### ITEMS:
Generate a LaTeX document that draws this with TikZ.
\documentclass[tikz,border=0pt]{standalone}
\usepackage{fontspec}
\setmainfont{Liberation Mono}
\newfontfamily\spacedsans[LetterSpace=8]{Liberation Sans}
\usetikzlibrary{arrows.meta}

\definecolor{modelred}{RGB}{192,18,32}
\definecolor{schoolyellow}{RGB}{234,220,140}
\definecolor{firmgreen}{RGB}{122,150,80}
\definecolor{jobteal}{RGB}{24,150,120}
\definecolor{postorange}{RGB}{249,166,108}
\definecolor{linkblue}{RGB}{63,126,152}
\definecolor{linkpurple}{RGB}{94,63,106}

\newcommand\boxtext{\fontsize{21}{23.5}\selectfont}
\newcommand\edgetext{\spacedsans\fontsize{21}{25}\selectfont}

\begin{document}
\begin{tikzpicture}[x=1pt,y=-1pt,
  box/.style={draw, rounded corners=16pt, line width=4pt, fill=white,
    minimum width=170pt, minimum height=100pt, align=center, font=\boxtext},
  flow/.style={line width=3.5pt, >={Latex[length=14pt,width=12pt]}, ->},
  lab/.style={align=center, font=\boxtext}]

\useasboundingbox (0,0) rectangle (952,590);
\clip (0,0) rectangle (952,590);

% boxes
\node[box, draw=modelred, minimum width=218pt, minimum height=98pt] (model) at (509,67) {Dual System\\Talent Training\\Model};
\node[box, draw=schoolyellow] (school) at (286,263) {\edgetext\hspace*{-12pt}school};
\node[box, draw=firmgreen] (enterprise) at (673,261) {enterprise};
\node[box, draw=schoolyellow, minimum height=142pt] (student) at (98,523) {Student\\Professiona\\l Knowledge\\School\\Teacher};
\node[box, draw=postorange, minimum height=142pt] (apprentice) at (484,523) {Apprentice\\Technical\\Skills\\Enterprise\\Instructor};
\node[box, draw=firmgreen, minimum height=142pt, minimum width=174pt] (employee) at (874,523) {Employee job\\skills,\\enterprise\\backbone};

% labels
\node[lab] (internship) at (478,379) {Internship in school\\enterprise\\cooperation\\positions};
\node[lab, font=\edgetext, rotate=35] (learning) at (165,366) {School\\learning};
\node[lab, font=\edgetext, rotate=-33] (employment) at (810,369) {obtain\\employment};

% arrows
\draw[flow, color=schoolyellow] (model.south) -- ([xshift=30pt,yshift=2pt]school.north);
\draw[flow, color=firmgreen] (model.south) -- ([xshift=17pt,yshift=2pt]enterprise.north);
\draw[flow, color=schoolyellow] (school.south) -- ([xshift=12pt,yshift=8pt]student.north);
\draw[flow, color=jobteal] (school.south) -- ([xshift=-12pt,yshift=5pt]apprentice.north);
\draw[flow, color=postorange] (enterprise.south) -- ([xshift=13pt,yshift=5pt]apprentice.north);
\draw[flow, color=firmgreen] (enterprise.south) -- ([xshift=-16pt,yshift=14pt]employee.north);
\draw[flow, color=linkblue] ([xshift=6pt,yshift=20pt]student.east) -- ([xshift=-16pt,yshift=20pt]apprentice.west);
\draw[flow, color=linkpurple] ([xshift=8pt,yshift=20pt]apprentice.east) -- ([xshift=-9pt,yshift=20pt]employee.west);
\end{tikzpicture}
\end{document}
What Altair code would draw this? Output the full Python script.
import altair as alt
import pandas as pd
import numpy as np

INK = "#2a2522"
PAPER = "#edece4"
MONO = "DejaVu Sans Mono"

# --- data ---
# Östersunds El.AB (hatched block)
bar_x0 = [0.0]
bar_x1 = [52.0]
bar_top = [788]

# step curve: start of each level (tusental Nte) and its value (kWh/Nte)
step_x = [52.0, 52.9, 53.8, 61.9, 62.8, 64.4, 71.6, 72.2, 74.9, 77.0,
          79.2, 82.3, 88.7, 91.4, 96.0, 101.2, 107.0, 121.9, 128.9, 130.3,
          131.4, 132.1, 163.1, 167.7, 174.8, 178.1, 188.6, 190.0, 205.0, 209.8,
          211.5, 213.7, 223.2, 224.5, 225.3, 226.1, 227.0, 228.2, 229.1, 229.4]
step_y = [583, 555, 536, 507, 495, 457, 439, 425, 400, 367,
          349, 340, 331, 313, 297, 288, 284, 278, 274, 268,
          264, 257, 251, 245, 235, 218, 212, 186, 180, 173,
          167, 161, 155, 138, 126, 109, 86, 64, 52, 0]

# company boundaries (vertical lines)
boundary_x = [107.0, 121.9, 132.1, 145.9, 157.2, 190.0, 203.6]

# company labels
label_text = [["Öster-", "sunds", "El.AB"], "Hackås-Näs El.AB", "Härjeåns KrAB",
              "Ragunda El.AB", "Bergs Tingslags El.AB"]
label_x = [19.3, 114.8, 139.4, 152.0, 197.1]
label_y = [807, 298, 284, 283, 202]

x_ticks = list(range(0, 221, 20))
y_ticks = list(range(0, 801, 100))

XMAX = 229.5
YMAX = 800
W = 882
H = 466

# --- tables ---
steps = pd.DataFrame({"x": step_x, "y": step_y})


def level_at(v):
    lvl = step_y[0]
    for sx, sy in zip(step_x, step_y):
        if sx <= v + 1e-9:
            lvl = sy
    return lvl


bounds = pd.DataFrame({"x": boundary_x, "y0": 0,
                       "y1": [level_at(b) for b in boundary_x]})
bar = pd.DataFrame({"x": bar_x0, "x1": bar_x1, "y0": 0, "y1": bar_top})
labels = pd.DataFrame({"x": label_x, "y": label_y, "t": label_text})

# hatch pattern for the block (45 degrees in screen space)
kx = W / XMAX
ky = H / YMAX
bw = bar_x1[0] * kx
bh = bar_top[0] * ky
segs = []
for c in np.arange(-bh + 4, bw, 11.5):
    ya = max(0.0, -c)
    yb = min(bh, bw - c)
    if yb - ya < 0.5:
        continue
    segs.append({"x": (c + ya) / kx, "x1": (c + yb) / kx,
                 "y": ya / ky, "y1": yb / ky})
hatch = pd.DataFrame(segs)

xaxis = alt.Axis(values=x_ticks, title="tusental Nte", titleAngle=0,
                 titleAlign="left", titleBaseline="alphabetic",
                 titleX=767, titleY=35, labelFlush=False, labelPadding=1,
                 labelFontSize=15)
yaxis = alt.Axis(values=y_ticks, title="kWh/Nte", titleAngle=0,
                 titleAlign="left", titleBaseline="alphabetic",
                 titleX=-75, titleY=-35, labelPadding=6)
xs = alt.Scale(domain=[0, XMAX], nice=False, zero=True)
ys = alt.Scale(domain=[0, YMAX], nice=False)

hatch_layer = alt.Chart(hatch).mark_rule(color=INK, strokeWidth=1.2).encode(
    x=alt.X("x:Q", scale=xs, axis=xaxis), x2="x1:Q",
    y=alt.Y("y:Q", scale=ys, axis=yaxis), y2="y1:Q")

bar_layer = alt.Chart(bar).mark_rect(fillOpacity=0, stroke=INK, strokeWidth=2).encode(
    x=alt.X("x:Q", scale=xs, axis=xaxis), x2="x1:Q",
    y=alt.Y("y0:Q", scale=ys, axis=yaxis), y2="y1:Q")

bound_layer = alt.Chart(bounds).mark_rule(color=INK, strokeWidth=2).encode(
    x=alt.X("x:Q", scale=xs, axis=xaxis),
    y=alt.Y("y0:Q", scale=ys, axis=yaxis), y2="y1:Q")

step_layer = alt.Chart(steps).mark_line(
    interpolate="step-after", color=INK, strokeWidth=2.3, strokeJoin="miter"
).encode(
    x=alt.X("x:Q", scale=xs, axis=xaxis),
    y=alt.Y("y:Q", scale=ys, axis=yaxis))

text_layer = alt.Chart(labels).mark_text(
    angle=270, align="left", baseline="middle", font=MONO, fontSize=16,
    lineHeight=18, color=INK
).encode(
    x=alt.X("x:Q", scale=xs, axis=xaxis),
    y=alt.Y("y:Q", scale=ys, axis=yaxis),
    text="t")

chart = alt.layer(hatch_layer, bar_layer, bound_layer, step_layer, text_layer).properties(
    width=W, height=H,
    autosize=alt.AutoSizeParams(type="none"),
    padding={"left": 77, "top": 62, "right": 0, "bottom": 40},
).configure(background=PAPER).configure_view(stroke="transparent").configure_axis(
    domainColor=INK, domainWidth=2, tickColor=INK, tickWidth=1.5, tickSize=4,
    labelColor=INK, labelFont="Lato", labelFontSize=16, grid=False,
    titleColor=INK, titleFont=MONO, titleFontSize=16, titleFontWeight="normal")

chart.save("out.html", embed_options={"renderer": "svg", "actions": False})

### REQUIRED WORK:
Which lines of the material contain the string "this"? List each of them.

### THE RESULT:
Generate a LaTeX document that draws this with TikZ.
What Altair code would draw this? Output the full Python script.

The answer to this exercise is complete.